RAW DATA:
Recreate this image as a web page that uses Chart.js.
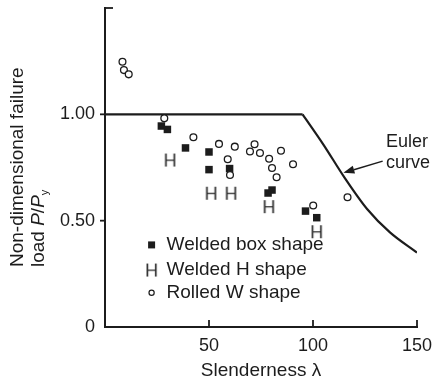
<!DOCTYPE html>
<html>
<head>
<meta charset="utf-8">
<script src="https://cdn.jsdelivr.net/npm/chart.js@4/dist/chart.umd.min.js"></script>
<style>
  html, body { margin: 0; padding: 0; background: #fff; }
  #wrap { width: 434px; height: 380px; }
</style>
</head>
<body>
<div id="wrap"><canvas id="c" width="434" height="380"></canvas></div>
<script>
// Euler curve: plateau at the squash load, then the buckling branch
const eulerLambda = [0, 95, 105, 115, 126, 137, 150];
const eulerLoad   = [1.0, 1.0, 0.858, 0.705, 0.555, 0.445, 0.35];

// Welded box shapes
const boxLambda = [27.1, 30.0, 38.7, 50.0, 50.0, 59.9, 78.4, 80.3, 96.4, 101.8];
const boxLoad   = [0.945, 0.929, 0.842, 0.823, 0.740, 0.745, 0.630, 0.644, 0.545, 0.514];

// Welded H shapes
const hLambda = [31.3, 51.0, 60.6, 78.8, 101.8];
const hLoad   = [0.785, 0.629, 0.629, 0.566, 0.448];

// Rolled W shapes
const wLambda = [8.4, 9.1, 11.4, 28.5, 42.5, 54.8, 62.4, 59.0, 60.1, 71.9, 69.7, 74.5, 78.9, 80.3, 82.5, 84.6, 90.4, 100.1, 116.6];
const wLoad   = [1.247, 1.208, 1.188, 0.981, 0.892, 0.861, 0.848, 0.789, 0.715, 0.859, 0.825, 0.818, 0.791, 0.748, 0.704, 0.829, 0.765, 0.571, 0.610];

// Axis ticks
const xTicks = [50, 100, 150];
const yTicks = [0, 0.5, 1.0];
const yTickLabels = ['0', '0.50', '1.00'];

const legendLabels = ['Welded box shape', 'Welded H shape', 'Rolled W shape'];

const INK = '#1c1c1c';
const FONT = '"Liberation Sans", Arial, Helvetica, sans-serif';

function pts(xs, ys) { return xs.map((x, i) => ({ x: x, y: ys[i] })); }

function makeHGlyph(size, color) {
  const c = document.createElement('canvas');
  c.width = Math.ceil(size * 0.8);
  c.height = Math.ceil(size * 0.9);
  const g = c.getContext('2d');
  g.font = size + 'px ' + FONT;
  g.fillStyle = color;
  g.textAlign = 'center';
  g.textBaseline = 'alphabetic';
  g.fillText('H', c.width / 2, c.height / 2 + size * 0.36);
  return c;
}
const hGlyph = makeHGlyph(18, '#2a2a2a');

// ticks, y-axis title, legend and the Euler note
const decorations = {
  id: 'decorations',
  afterDraw(chart) {
    const ctx = chart.ctx;
    const xs = chart.scales.x, ys = chart.scales.y;
    const left = xs.left, bottom = ys.bottom;
    ctx.save();
    ctx.strokeStyle = INK;
    ctx.lineWidth = 1.8;
    ctx.lineCap = 'butt';
    // x ticks point up into the plot
    xTicks.forEach(v => {
      const px = xs.getPixelForValue(v);
      ctx.beginPath(); ctx.moveTo(px, bottom); ctx.lineTo(px, bottom - 7); ctx.stroke();
    });
    // y ticks point outward
    yTicks.forEach(v => {
      if (v === 0) return;
      const py = ys.getPixelForValue(v);
      ctx.beginPath(); ctx.moveTo(left - 5, py); ctx.lineTo(left, py); ctx.stroke();
    });
    // cap at the top of the y axis
    const pTop = ys.getPixelForValue(ys.max);
    ctx.beginPath(); ctx.moveTo(left - 1, pTop); ctx.lineTo(left + 8, pTop); ctx.stroke();

    // y-axis title (two lines, rotated)
    ctx.fillStyle = INK;
    ctx.textBaseline = 'middle';
    ctx.textAlign = 'left';
    ctx.save();
    ctx.translate(18, 267);
    ctx.rotate(-Math.PI / 2);
    ctx.font = '19px ' + FONT;
    ctx.fillText('Non-dimensional failure', 0, 0);
    ctx.restore();
    ctx.save();
    ctx.translate(39, 267);
    ctx.rotate(-Math.PI / 2);
    let cx = 0;
    const seg = (t, f, dy) => { ctx.font = f; ctx.fillText(t, cx, dy || 0); cx += ctx.measureText(t).width; };
    seg('load ', '19px ' + FONT);
    seg('P', 'italic 19px ' + FONT);
    seg('/', '19px ' + FONT);
    seg('P', 'italic 19px ' + FONT);
    seg('y', '11px ' + FONT, 6);
    ctx.restore();

    // legend inside the plot
    const lx = xs.getPixelForValue(22.4);
    const tx = xs.getPixelForValue(29.6);
    const rows = [0.386, 0.268, 0.161].map(v => ys.getPixelForValue(v));
    ctx.font = '19px ' + FONT;
    ctx.fillStyle = INK;
    legendLabels.forEach((t, i) => ctx.fillText(t, tx, rows[i]));
    ctx.fillRect(lx - 3.5, rows[0] - 3.5, 7, 7);
    ctx.drawImage(hGlyph, lx - hGlyph.width / 2, rows[1] - hGlyph.height / 2);
    ctx.beginPath(); ctx.arc(lx, rows[2], 2.6, 0, Math.PI * 2);
    ctx.lineWidth = 1.2; ctx.strokeStyle = INK; ctx.stroke();

    // Euler curve note with arrow
    ctx.font = '18px ' + FONT;
    const ex = xs.getPixelForValue(135.1);
    ctx.fillText('Euler', ex, ys.getPixelForValue(0.870));
    ctx.fillText('curve', ex, ys.getPixelForValue(0.771));
    const ax0 = xs.getPixelForValue(133.5), ay0 = ys.getPixelForValue(0.780);
    const ax1 = xs.getPixelForValue(114.6), ay1 = ys.getPixelForValue(0.725);
    const ang = Math.atan2(ay1 - ay0, ax1 - ax0);
    const hl = 11, hw = 4;
    const bx = ax1 - hl * Math.cos(ang), by = ay1 - hl * Math.sin(ang);
    ctx.lineWidth = 1.5;
    ctx.beginPath(); ctx.moveTo(ax0, ay0); ctx.lineTo(bx, by); ctx.stroke();
    ctx.beginPath();
    ctx.moveTo(ax1, ay1);
    ctx.lineTo(bx + hw * Math.sin(ang), by - hw * Math.cos(ang));
    ctx.lineTo(bx - hw * Math.sin(ang), by + hw * Math.cos(ang));
    ctx.closePath(); ctx.fill();
    ctx.restore();
  }
};

new Chart(document.getElementById('c'), {
  type: 'scatter',
  data: {
    datasets: [
      {
        label: legendLabels[2],
        data: pts(wLambda, wLoad),
        pointStyle: 'circle',
        pointRadius: 3.4,
        borderWidth: 1.3,
        borderColor: INK,
        backgroundColor: '#fff'
      },
      {
        label: legendLabels[1],
        data: pts(hLambda, hLoad),
        pointStyle: hGlyph,
        pointRadius: 6
      },
      {
        label: legendLabels[0],
        data: pts(boxLambda, boxLoad),
        pointStyle: 'rect',
        pointRadius: 5.3,
        borderWidth: 0,
        backgroundColor: INK
      },
      {
        type: 'line',
        label: 'Euler plateau',
        data: pts(eulerLambda.slice(0, 2), eulerLoad.slice(0, 2)),
        borderColor: INK,
        borderWidth: 2.2,
        pointRadius: 0,
        tension: 0,
        fill: false
      },
      {
        type: 'line',
        label: 'Euler curve',
        data: pts(eulerLambda.slice(1), eulerLoad.slice(1)),
        borderColor: INK,
        borderWidth: 2.2,
        pointRadius: 0,
        cubicInterpolationMode: 'monotone',
        fill: false
      }
    ]
  },
  options: {
    responsive: false,
    animation: false,
    events: [],
    layout: { autoPadding: false, padding: { left: 0, right: 17, top: 8, bottom: 0 } },
    plugins: { legend: { display: false }, tooltip: { enabled: false } },
    scales: {
      x: {
        type: 'linear',
        min: 0, max: 150,
        afterFit(s) { s.height = 53; s.paddingLeft = 0; s.paddingRight = 0; },
        afterBuildTicks(s) { s.ticks = xTicks.map(v => ({ value: v })); },
        grid: { display: false, drawTicks: false },
        border: { display: true, color: INK, width: 2 },
        ticks: { color: INK, font: { family: FONT, size: 18 }, padding: 8, maxRotation: 0,
                 callback: v => String(v) },
        title: { display: true, text: 'Slenderness λ', color: INK,
                 font: { family: FONT, size: 19, lineHeight: 1 }, padding: { top: 0, bottom: 0 } }
      },
      y: {
        type: 'linear',
        min: 0, max: 1.5,
        afterFit(s) { s.width = 105; s.paddingTop = 0; s.paddingBottom = 0; },
        afterBuildTicks(s) { s.ticks = yTicks.map(v => ({ value: v })); },
        grid: { display: false, drawTicks: false },
        border: { display: true, color: INK, width: 2 },
        ticks: { color: INK, font: { family: FONT, size: 18 }, padding: 10,
                 callback: (v) => yTickLabels[yTicks.indexOf(v)] }
      }
    }
  },
  plugins: [decorations]
});
</script>
</body>
</html>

GOAL: The lines from the start of the data through the line that contains "0.644, 0.545, 0.514];" are to be returned exactly, please, with both ends included and every picture left out.

ANSWER TO THIS PROBLEM:
Recreate this image as a web page that uses Chart.js.
<!DOCTYPE html>
<html>
<head>
<meta charset="utf-8">
<script src="https://cdn.jsdelivr.net/npm/chart.js@4/dist/chart.umd.min.js"></script>
<style>
  html, body { margin: 0; padding: 0; background: #fff; }
  #wrap { width: 434px; height: 380px; }
</style>
</head>
<body>
<div id="wrap"><canvas id="c" width="434" height="380"></canvas></div>
<script>
// Euler curve: plateau at the squash load, then the buckling branch
const eulerLambda = [0, 95, 105, 115, 126, 137, 150];
const eulerLoad   = [1.0, 1.0, 0.858, 0.705, 0.555, 0.445, 0.35];

// Welded box shapes
const boxLambda = [27.1, 30.0, 38.7, 50.0, 50.0, 59.9, 78.4, 80.3, 96.4, 101.8];
const boxLoad   = [0.945, 0.929, 0.842, 0.823, 0.740, 0.745, 0.630, 0.644, 0.545, 0.514];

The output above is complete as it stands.